Twitter connects Australian farmers

Apostle birds, Gulargambone, NSW. Photo: Brett Donald/flickr



Farming is changing. Most farmers are used to the tweeting of birds on their land, but Australian farmers are doing a lot of the tweeting themselves.

Farming group AgChatOz is an organisation whose aim is to use social media site Twitter to connect rural communities with one another. Targeting specific rural concerns, co-founders Sam Livingstone, Tom Whitty, and Danica Leys moderate weekly conversations online, coordinating participants using Twitter’s hashtag (#) feature.

“The goal is to have farmers discuss their issues and attempt to close the city – rural divide through social media,” Whitty said. Started in July 2010, the group has more than 800 followers and continues to gain momentum, using topics chosen by its followers and correlating them to topics trending on Twitter.  

“One of the biggest successes we’ve had has been our ability to engage with key organisations ranging across the industry and government,” Whitty said. Organisations regularly involved in AgChatOz conversations are the RSPCA, Lifeline, NSW Irrigators, and West Australian Farmers Federations. One tweeter, @pollyemj, wrote: ‘#agchatoz is great because it’s created a community…it’s easy to connect with our industry’. AgChatOz founders hope that a close virtual community will provide support for isolated farmers, allowing them to discuss concerns freely and implement change.

Technology is continuing to change the farming culture. Farmers manage their finances electronically, some capture their rainfall data using computers, and others use more advanced GPS and robotic systems to manage livestock and fields. There are iPhone applications designed to make managing farms easier, such as TankMix which calculates the amount of a product needed to treat a specific area of land.

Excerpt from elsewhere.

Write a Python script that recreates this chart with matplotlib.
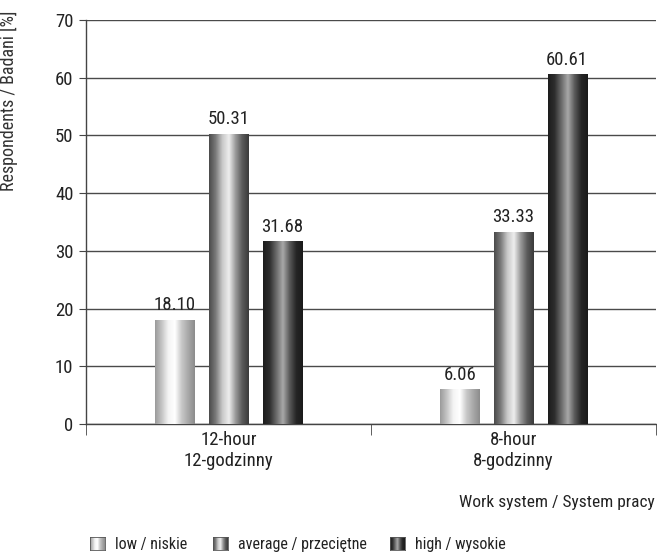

“Farmers are definitely using technology in the fields,” AgChatOz’s Sam Livingstone said. “There are automated spraying tractors now where you never have to touch a steering wheel or accelerator.

“But the biggest problem farmers face is lack of equality. The infrastructure and technology in rural areas is substandard compared with the city.”

People living in rural areas are stuck with slow, unreliable, and expensive Internet connections. Some farmers report waiting for more than a month for Telstra to repair malfunctioning communication services. “There are a lot of not-for-profit organisations working on educating farmers, but the government really needs to step up,” Livingstone said. People working the land also need to be able to raise problems without being labelled ‘whingeing farmers’ by journalists, he said. “The media always focus on the struggling farmer, but there is a lot of innovation in farming too.

“We need to find a way to make farming sexy.”

Jonathan Dyer, a grain farmer from Kaniva in Western Victoria has embraced the new social media platforms. “When I started tweeting and blogging, I was really aiming to paint an accurate picture of modern farming to help people in cities understand agricultural life,” Dyer said. “The best thing about AgChatOz is connecting with other like-minded people.

“Rural life can feel isolating. Twitter counteracts that.”

AgChatOz hosts weekly discussions on Tuesday nights from 8-10pm at #agchatoz on Twitter


AgChatOz on Twitter and Facebook

Founders Sam Livingstone, Tom Whitty, and  Danica Leys

4 Replies to “Twitter connects Australian farmers

  1. Who’s ever heard of Gulargambone? Well …I have! I actually went there once, drove endless miles, pitched a tent in the camping ground in the blazing heat then went and sat fully clothed in their public swimming pool.

    LOL ….. I think I’m a bit sidetracked – it’s a good article by the way.

  2. Great article on innovative use of social media… But I thought Farmer Wants A Wife had already made farming sexy?!

  3. A great article! There are so many positive ways that social media connects people that don’t get much attention. Thanks for drawing our attention to this!